With fewer than one in 10 doctors making full use of electronic health records and as few as 5 percent of hospitals using one form of them, the U.S. health care industry is way behind in adopting new systems that can improve patient care and reduce medical mistakes, according to a new report co-authored by Harvard researchers.
“We are pitifully behind where we should be. We must find ways to get more physicians to embrace this technology if we are to make major strides in improving health care quality,” said study co-author David Blumenthal, the Samuel O. Thier Professor of Medicine, professor of health care policy, and director of Massachusetts General Hospital’s Institute for Health Policy.
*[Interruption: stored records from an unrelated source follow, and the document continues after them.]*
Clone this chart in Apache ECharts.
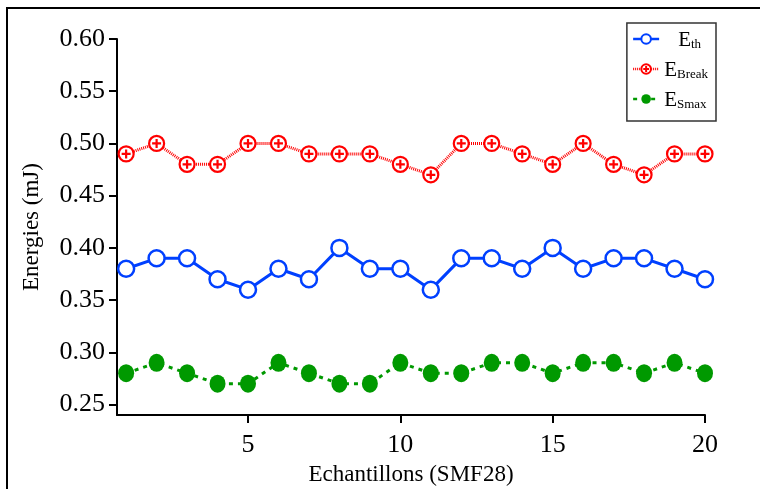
<!DOCTYPE html>
<html><head><meta charset="utf-8">
<script src="https://cdn.jsdelivr.net/npm/echarts@6/dist/echarts.min.js"></script>
<style>html,body{margin:0;padding:0;background:#fff}#c{width:760px;height:489px}</style>
</head><body><div id="c"></div>
<script>
const samples = [1,2,3,4,5,6,7,8,9,10,11,12,13,14,15,16,17,18,19,20];
const eTh    = [0.38,0.39,0.39,0.37,0.36,0.38,0.37,0.40,0.38,0.38,0.36,0.39,0.39,0.38,0.40,0.38,0.39,0.39,0.38,0.37];
const eBreak = [0.49,0.50,0.48,0.48,0.50,0.50,0.49,0.49,0.49,0.48,0.47,0.50,0.50,0.49,0.48,0.50,0.48,0.47,0.49,0.49];
const eSmax  = [0.28,0.29,0.28,0.27,0.27,0.29,0.28,0.27,0.27,0.29,0.28,0.28,0.29,0.29,0.28,0.29,0.29,0.28,0.29,0.28];
const yTicks = [0.25,0.30,0.35,0.40,0.45,0.50,0.55,0.60];
const xTicks = [5,10,15,20];
const names = {E_th:['E','th'], E_Break:['E','Break'], E_Smax:['E','Smax']};

const pair = (vals) => samples.map((x,i)=>[x, vals[i]]);
const FONT = 'Liberation Serif';
const plusCircle = 'path://M0,-10 A10,10 0 1,1 0,10 A10,10 0 1,1 0,-10 Z M-6,0 L6,0 M0,-6 L0,6';

const chart = echarts.init(document.getElementById('c'), null, {renderer:'canvas'});
chart.setOption({
  animation:false,
  backgroundColor:'#fff',
  textStyle:{fontFamily:FONT},
  graphic:[{type:'rect', shape:{x:7,y:8,width:800,height:600}, style:{fill:'none', stroke:'#000', lineWidth:2}, silent:true}],
  grid:{left:117, right:55, top:39, bottom:74, containLabel:false, outerBoundsMode:'none'},
  legend:{
    orient:'vertical', right:44, top:23,
    borderColor:'#333', borderWidth:1.5, padding:[7,8,10,5],
    itemGap:9, itemWidth:26, itemHeight:12,
    lineStyle:{width:2.5},
    data:[{name:'E_th', textStyle:{padding:[0,0,0,14]}},'E_Break','E_Smax'],
    formatter:(n)=>'{e|'+names[n][0]+'}{s|'+names[n][1]+'}',
    textStyle:{fontFamily:FONT, color:'#000', rich:{
      e:{fontSize:21, fontFamily:FONT, lineHeight:24, verticalAlign:'bottom'},
      s:{fontSize:13, fontFamily:FONT, lineHeight:13, verticalAlign:'bottom', padding:[6,0,0,0]}
    }}
  },
  xAxis:{
    type:'value', min:0.7, max:20,
    name:'Echantillons (SMF28)', nameLocation:'middle', nameGap:48,
    nameTextStyle:{fontFamily:FONT, fontSize:23, color:'#000'},
    axisLine:{show:true, onZero:false, lineStyle:{color:'#000', width:2}},
    axisTick:{show:true, length:8, lineStyle:{color:'#000', width:2}, customValues:xTicks},
    axisLabel:{fontFamily:FONT, fontSize:26, color:'#000', margin:17, customValues:xTicks},
    splitLine:{show:false}
  },
  yAxis:{
    type:'value', min:0.24, max:0.60,
    name:'Energies (mJ)', nameLocation:'middle', nameGap:74,
    nameTextStyle:{fontFamily:FONT, fontSize:23, color:'#000'},
    axisLine:{show:true, onZero:false, lineStyle:{color:'#000', width:2}},
    axisTick:{show:true, length:8, lineStyle:{color:'#000', width:2}, customValues:yTicks},
    axisLabel:{fontFamily:FONT, fontSize:26, color:'#000', margin:12, customValues:yTicks, formatter:(v)=>v.toFixed(2)},
    splitLine:{show:false}
  },
  series:[
    {name:'E_th', type:'line', data:pair(eTh), symbol:'circle', symbolSize:16,
     lineStyle:{color:'#0040ff', width:3, type:'solid'},
     itemStyle:{color:'#fff', borderColor:'#0040ff', borderWidth:2.5}},
    {name:'E_Break', type:'line', data:pair(eBreak), symbol:plusCircle, symbolSize:15,
     lineStyle:{color:'#ff0000', width:3, type:[1,1]},
     itemStyle:{color:'#fff', borderColor:'#ff0000', borderWidth:2.2}},
    {name:'E_Smax', type:'line', data:pair(eSmax), symbol:'circle', symbolSize:[16,18],
     lineStyle:{color:'#009900', width:3, type:[4,5]},
     itemStyle:{color:'#009900', borderWidth:0}}
  ]
});
</script></body></html>
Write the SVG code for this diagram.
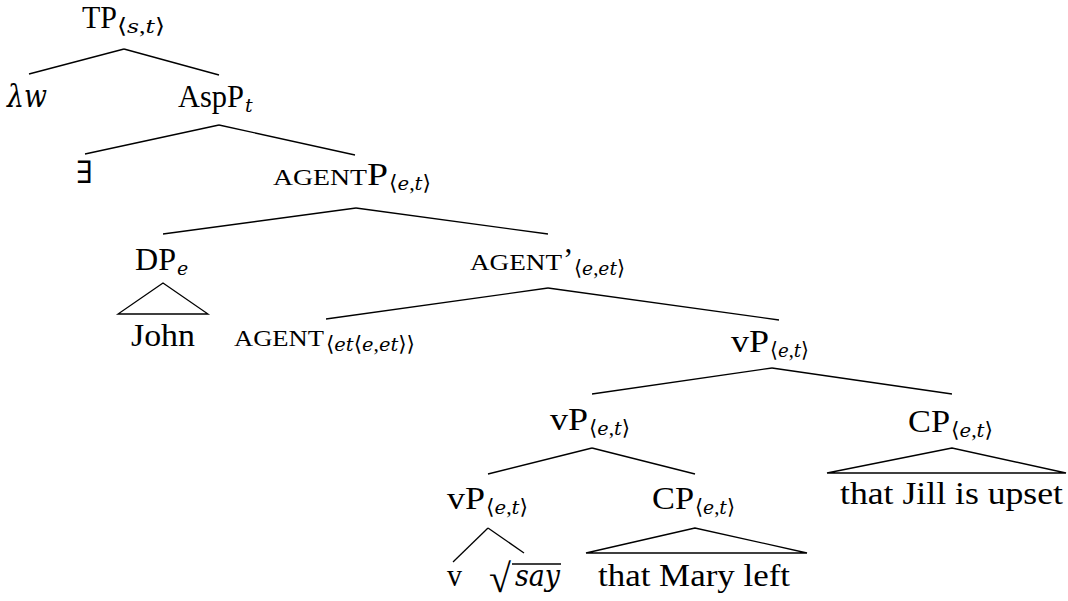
<svg xmlns="http://www.w3.org/2000/svg" width="1068" height="601" viewBox="0 0 1068 601">
<style>
text{font-family:"Liberation Serif","DejaVu Serif",serif;font-size:31px;fill:#000}
.sub{font-size:21px}
.sc{font-size:22.5px}
.i{font-style:italic;font-family:"DejaVu Serif","Liberation Serif",serif}
.sub .i,.sub.i{font-size:19px}
line,polygon{stroke:#000;stroke-width:1.3;fill:none}
</style>
<rect width="1068" height="601" fill="#fff"/>
<g id="connectors">
<line x1="124" y1="49" x2="29" y2="74"/>
<line x1="124" y1="49" x2="219" y2="75"/>
<line x1="219" y1="125" x2="85" y2="154"/>
<line x1="219" y1="125" x2="355" y2="155"/>
<line x1="356" y1="208" x2="163" y2="234"/>
<line x1="356" y1="208" x2="548" y2="234"/>
<polygon points="163,283 118,314 208,314"/>
<line x1="548" y1="288" x2="326" y2="319"/>
<line x1="548" y1="288" x2="779" y2="320"/>
<line x1="772" y1="368" x2="592" y2="394"/>
<line x1="772" y1="368" x2="952" y2="394"/>
<line x1="592" y1="448" x2="488" y2="474"/>
<line x1="592" y1="448" x2="695" y2="474"/>
<polygon points="952,448 827,473 1066,473"/>
<line x1="488" y1="528" x2="453" y2="562"/>
<line x1="488" y1="528" x2="524" y2="553"/>
<polygon points="695,528 586,553 807,553"/>
</g>
<g id="n-tp"><text x="82" y="28" textLength="35" lengthAdjust="spacingAndGlyphs">TP</text><text class="sub" x="117" y="33" textLength="48" lengthAdjust="spacingAndGlyphs">⟨<tspan class="i">s</tspan>,<tspan class="i">t</tspan>⟩</text></g>
<g id="n-lw"><text class="i" x="7" y="107" textLength="40" lengthAdjust="spacingAndGlyphs">λw</text></g>
<g id="n-aspp"><text x="178" y="107" textLength="66" lengthAdjust="spacingAndGlyphs">AspP</text><text class="sub i" x="245" y="112">t</text></g>
<g id="n-exists"><text x="76" y="183">∃</text></g>
<g id="n-agentp"><text class="sc" x="273" y="185" textLength="94" lengthAdjust="spacingAndGlyphs">AGENT</text><text x="367" y="185" textLength="21" lengthAdjust="spacingAndGlyphs">P</text><text class="sub" x="389" y="190" textLength="42" lengthAdjust="spacingAndGlyphs">⟨<tspan class="i">e</tspan>,<tspan class="i">t</tspan>⟩</text></g>
<g id="n-dp"><text x="135" y="270" textLength="41" lengthAdjust="spacingAndGlyphs">DP</text><text class="sub i" x="177" y="275">e</text></g>
<g id="n-john"><text x="131" y="346" textLength="64" lengthAdjust="spacingAndGlyphs">John</text></g>
<g id="n-agentbar"><text class="sc" x="470" y="270" textLength="92" lengthAdjust="spacingAndGlyphs">AGENT</text><text x="563" y="270">’</text><text class="sub" x="574" y="275" textLength="51" lengthAdjust="spacingAndGlyphs">⟨<tspan class="i">e</tspan>,<tspan class="i">et</tspan>⟩</text></g>
<g id="n-agent"><text class="sc" x="234" y="346" textLength="90" lengthAdjust="spacingAndGlyphs">AGENT</text><text class="sub" x="326" y="351" textLength="89" lengthAdjust="spacingAndGlyphs">⟨<tspan class="i">et</tspan>⟨<tspan class="i">e</tspan>,<tspan class="i">et</tspan>⟩⟩</text></g>
<g id="n-vp1"><text x="731" y="352" textLength="38" lengthAdjust="spacingAndGlyphs">vP</text><text class="sub" x="770" y="357" textLength="39" lengthAdjust="spacingAndGlyphs">⟨<tspan class="i">e</tspan>,<tspan class="i">t</tspan>⟩</text></g>
<g id="n-vp2"><text x="550" y="430" textLength="38" lengthAdjust="spacingAndGlyphs">vP</text><text class="sub" x="589" y="435" textLength="41" lengthAdjust="spacingAndGlyphs">⟨<tspan class="i">e</tspan>,<tspan class="i">t</tspan>⟩</text></g>
<g id="n-cp1"><text x="908" y="432" textLength="42" lengthAdjust="spacingAndGlyphs">CP</text><text class="sub" x="951" y="437" textLength="42" lengthAdjust="spacingAndGlyphs">⟨<tspan class="i">e</tspan>,<tspan class="i">t</tspan>⟩</text></g>
<g id="n-jill"><text x="840" y="504" textLength="223" lengthAdjust="spacingAndGlyphs">that Jill is upset</text></g>
<g id="n-vp3"><text x="447" y="509" textLength="38" lengthAdjust="spacingAndGlyphs">vP</text><text class="sub" x="486" y="514" textLength="42" lengthAdjust="spacingAndGlyphs">⟨<tspan class="i">e</tspan>,<tspan class="i">t</tspan>⟩</text></g>
<g id="n-cp2"><text x="652" y="509" textLength="42" lengthAdjust="spacingAndGlyphs">CP</text><text class="sub" x="695" y="514" textLength="40" lengthAdjust="spacingAndGlyphs">⟨<tspan class="i">e</tspan>,<tspan class="i">t</tspan>⟩</text></g>
<g id="n-v"><text x="447" y="586" textLength="15" lengthAdjust="spacingAndGlyphs">v</text></g>
<g id="n-say"><text x="489" y="592" style="font-size:40px">√</text><line x1="512" y1="564" x2="561" y2="564"/><text class="i" x="515" y="586" textLength="45" lengthAdjust="spacingAndGlyphs" style="font-size:29px">say</text></g>
<g id="n-mary"><text x="598" y="586" textLength="192" lengthAdjust="spacingAndGlyphs">that Mary left</text></g>
</svg>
Health care institutions have long adopted computerized records for financial and administrative systems, but have been slower to adopt electronic health records for the clinical side of their operations even though those systems have the potential to reduce medication mistakes, unnecessary tests, and inappropriate care; to cut costs; and to improve patient monitoring.
President George W. Bush has called on U.S. health care institutions to adopt electronic systems for a majority of patients by 2014 as a way to make health care delivery more efficient and more effective.
The report, “Health Information Technology in the United States: The Information Base for Progress,” was drafted by a team of researchers from Harvard-affiliated Massachusetts General Hospital, the Harvard School of Public Health, and George Washington University. It was sponsored by the Robert Wood Johnson Foundation and the federal government’s National Coordinator for Health Information Technology.